Jim Nollman was born in Boston in 1947 and graduated from Tufts University in 1969. He has been a composer of music for theater, an internationally distinguished conceptual artist, and an environmental activist. In 1973, he was commissioned to compose a Thanksgiving Day radio piece for a US national network, and recorded himself singing children’s songs with 300 turkeys. He has recorded interspecies music with wolves, desert rats, deer, elk, whales, and dolphins. He directed one of Greenpeace’s first overseas projects, at Iki Island, Japan, where fishermen were slaughtering dolphins to compensate for human overfishing. His efforts eventually resulted in the Japanese government issuing a ban on this killing practice.

He is the founder of Interspecies Inc., which sponsors research for communicating with animals through music and art. IC’s best-known field project is a 25-year communication study using live music to interact with the wild orcas who inhabit the west coast of Canada. Nollman is currently directing a project in Arctic Russia to protect the last beluga whales in Europe, and is learning how to communicate with these whales.

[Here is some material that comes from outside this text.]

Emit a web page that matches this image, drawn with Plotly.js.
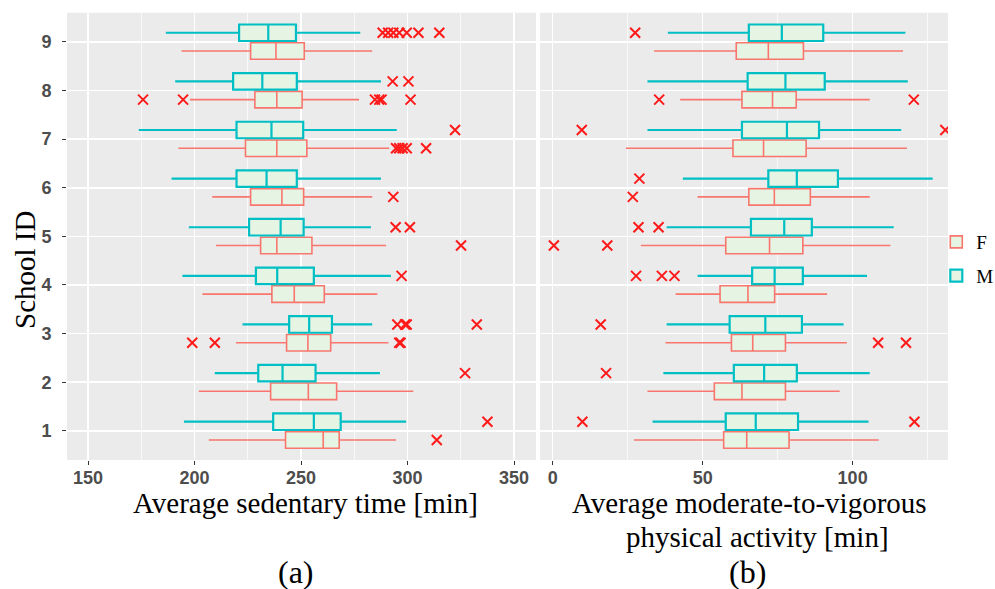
<!DOCTYPE html>
<html>
<head>
<meta charset="utf-8">
<script src="https://cdn.plot.ly/plotly-3.0.1.min.js"></script>
<style>html,body{margin:0;padding:0;background:#fff;}#chart{width:995px;height:589px;}</style>
</head>
<body>
<div id="chart"></div>
<script>
// School IDs
const schools = [1, 2, 3, 4, 5, 6, 7, 8, 9];

// Panel (a): Average sedentary time [min]
const sedF_low = [206.7, 202.0, 219.4, 203.7, 210.0, 208.3, 192.4, 197.8, 193.9];
const sedF_q1  = [242.7, 235.7, 243.2, 236.3, 231.0, 226.3, 223.9, 228.3, 226.3];
const sedF_med = [260.4, 253.4, 253.2, 246.8, 238.6, 241.0, 238.6, 238.6, 238.2];
const sedF_q3  = [267.9, 266.7, 263.9, 260.9, 255.1, 251.2, 252.7, 250.5, 251.5];
const sedF_up  = [294.6, 302.7, 291.0, 285.8, 289.9, 283.4, 291.4, 277.2, 283.4];
const sedF_out = [[313.7], [], [198.9, 209.5, 296.1, 296.7], [], [325.1], [293.3],
                  [294.6, 296.1, 297.7, 299.6, 308.7], [175.8, 194.6, 284.7, 286.7, 287.8, 301.4], []];

const sedM_low = [195.0, 209.5, 222.5, 194.3, 197.3, 189.2, 173.8, 190.9, 186.5];
const sedM_q1  = [236.9, 229.9, 244.4, 228.8, 225.6, 219.7, 219.7, 218.1, 220.9];
const sedM_med = [256.0, 241.3, 253.8, 238.8, 240.4, 233.8, 236.1, 231.8, 234.6];
const sedM_q3  = [268.6, 256.8, 264.5, 256.0, 251.2, 248.0, 251.0, 248.0, 247.6];
const sedM_up  = [299.3, 287.0, 283.4, 292.2, 282.8, 287.5, 294.9, 287.5, 277.8];
const sedM_out = [[337.5], [327.0], [295.2, 298.8, 299.6, 332.5], [297.2], [294.4, 301.1], [],
                  [322.3], [293.0, 300.4], [288.3, 290.9, 293.3, 296.1, 299.6, 305.1, 314.9]];

// Panel (b): Average moderate-to-vigorous physical activity [min]
const mvpaF_low = [27.1, 31.6, 37.6, 41.0, 29.4, 48.3, 24.4, 42.5, 33.8];
const mvpaF_q1  = [57.0, 53.9, 59.6, 55.8, 57.7, 65.4, 60.1, 63.1, 61.2];
const mvpaF_med = [64.7, 63.1, 66.7, 65.1, 72.3, 73.9, 70.3, 73.3, 71.9];
const mvpaF_q3  = [78.8, 77.6, 77.6, 74.0, 83.4, 85.9, 84.5, 81.2, 83.6];
const mvpaF_up  = [108.7, 95.7, 98.1, 91.5, 112.6, 105.7, 118.1, 105.7, 116.8];
const mvpaF_out = [[], [], [108.5, 117.8], [], [0.4, 18.2], [26.7], [], [35.5, 120.4], []];

const mvpaM_low = [33.3, 36.9, 38.0, 48.3, 38.0, 43.4, 31.6, 31.6, 38.4];
const mvpaM_q1  = [57.7, 60.4, 59.0, 66.5, 66.1, 71.9, 63.1, 65.0, 65.4];
const mvpaM_med = [67.7, 70.5, 70.9, 74.0, 77.2, 81.4, 78.1, 77.6, 76.4];
const mvpaM_q3  = [81.8, 81.4, 83.1, 83.4, 86.4, 95.1, 88.8, 90.7, 90.2];
const mvpaM_up  = [105.3, 105.7, 97.0, 104.8, 113.7, 126.7, 116.2, 118.4, 117.6];
const mvpaM_out = [[9.9, 120.6], [17.8], [16.0], [27.8, 36.4, 40.6], [28.6, 35.3], [28.9],
                   [9.7, 130.9], [], [27.5]];

const sexes = ['F', 'M'];
const titleA = 'Average sedentary time [min]';
const titleB = ['Average moderate-to-vigorous', 'physical activity [min]'];

// ---- styling ----
const colF = '#F8766D', colM = '#00BFC4', fillCol = '#E6F4E4', outCol = '#FF1A1A';
const dodge = 0.1875, boxW = 0.34;

function boxTrace(name, col, lw, off, lo, q1, med, q3, up, xa, ya, showleg) {
  return {
    type: 'box', orientation: 'h', name: name, legendgroup: name, showlegend: showleg,
    y: schools.map(s => s + off), q1: q1, median: med, q3: q3,
    lowerfence: lo, upperfence: up, width: boxW, whiskerwidth: 0,
    boxpoints: false, fillcolor: fillCol, line: {color: col, width: lw},
    xaxis: xa, yaxis: ya, hoverinfo: 'skip'
  };
}
function outTrace(outs, off, xa, ya) {
  const xs = [], ys = [];
  outs.forEach((arr, i) => arr.forEach(v => { xs.push(v); ys.push(schools[i] + off); }));
  return {
    type: 'scatter', mode: 'markers', x: xs, y: ys, showlegend: false,
    marker: {symbol: 'x-thin', size: 10, line: {color: outCol, width: 2}, color: outCol},
    xaxis: xa, yaxis: ya, hoverinfo: 'skip'
  };
}

const data = [
  boxTrace(sexes[0], colF, 1.6, -dodge, sedF_low, sedF_q1, sedF_med, sedF_q3, sedF_up, 'x', 'y', true),
  boxTrace(sexes[1], colM, 2.2, dodge, sedM_low, sedM_q1, sedM_med, sedM_q3, sedM_up, 'x', 'y', true),
  boxTrace(sexes[0], colF, 1.6, -dodge, mvpaF_low, mvpaF_q1, mvpaF_med, mvpaF_q3, mvpaF_up, 'x2', 'y2', false),
  boxTrace(sexes[1], colM, 2.2, dodge, mvpaM_low, mvpaM_q1, mvpaM_med, mvpaM_q3, mvpaM_up, 'x2', 'y2', false),
  outTrace(sedF_out, -dodge, 'x', 'y'),
  outTrace(sedM_out, dodge, 'x', 'y'),
  outTrace(mvpaF_out, -dodge, 'x2', 'y2'),
  outTrace(mvpaM_out, dodge, 'x2', 'y2')
];

const tickFont = {family: '"Liberation Sans", Arial, sans-serif', size: 18, color: '#4D4D4D', weight: 'bold'};
const serif = '"Liberation Serif", "Times New Roman", serif';
const yDom = [1 - 460 / 589, 1 - 12.7 / 589];

const common = {
  showgrid: true, gridcolor: '#FFFFFF', gridwidth: 1.6, zeroline: false, showline: false,
  ticks: 'outside', ticklen: 4, tickcolor: '#333333', tickwidth: 1, tickfont: tickFont
};

function ann(text, px, py, size, angle) {
  return {text: text, xref: 'paper', yref: 'paper', x: px / 995, y: 1 - py / 589,
          xanchor: 'center', yanchor: 'middle', textangle: angle || 0, showarrow: false,
          font: {family: serif, size: size, color: '#000'}};
}

const layout = {
  width: 995, height: 589,
  margin: {l: 0, r: 0, t: 0, b: 0, autoexpand: false},
  paper_bgcolor: '#FFFFFF', plot_bgcolor: '#EBEBEB',
  showlegend: true,
  legend: {x: 0.941, y: 1 - 223 / 589, xanchor: 'left', yanchor: 'top', bgcolor: 'rgba(0,0,0,0)',
           font: {family: serif, size: 19, color: '#000'},
           tracegroupgap: 6, itemwidth: 30},
  xaxis: Object.assign({}, common, {
    domain: [67 / 995, 536 / 995], range: [140.1, 360.3], anchor: 'y', ticklabelstandoff: -3,
    tickvals: [150, 200, 250, 300, 350],
    minor: {showgrid: true, gridcolor: '#FFFFFF', gridwidth: 0.7, tickvals: [175, 225, 275, 325], ticks: ''}
  }),
  xaxis2: Object.assign({}, common, {
    domain: [540 / 995, 948 / 995], range: [-4.23, 131.8], anchor: 'y2', ticklabelstandoff: -3,
    tickvals: [0, 50, 100],
    minor: {showgrid: true, gridcolor: '#FFFFFF', gridwidth: 0.7, tickvals: [25, 75, 125], ticks: ''}
  }),
  yaxis: Object.assign({}, common, {
    domain: yDom, range: [0.4, 9.6], anchor: 'x', ticklabelstandoff: 7,
    tickvals: schools, ticktext: schools.map(String)
  }),
  yaxis2: Object.assign({}, common, {
    domain: yDom, range: [0.4, 9.6], anchor: 'x2', showticklabels: false, ticks: '',
    tickvals: schools
  }),
  annotations: [
    ann('School ID', 25, 270, 29, -90),
    ann(titleA, 305, 503, 29),
    ann(titleB[0], 749, 503, 29),
    ann(titleB[1], 757, 537, 29),
    ann('(a)', 296, 572, 32),
    ann('(b)', 747, 572, 32)
  ]
};

Plotly.newPlot('chart', data, layout, {staticPlot: true, displayModeBar: false});
</script>
</body>
</html>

He is the author of several books, including the most recent, The Charged Border: Where Whales and Humans Meet. His essays are anthologized in several collections of nature writing. He is contributing editor for the largest whale site on the Internet, with 10,000 visitors a day. Jim Nollman lives on San Juan Island in the northwest corner of the USA with his wife Katy, and daughters Claire and Sasha.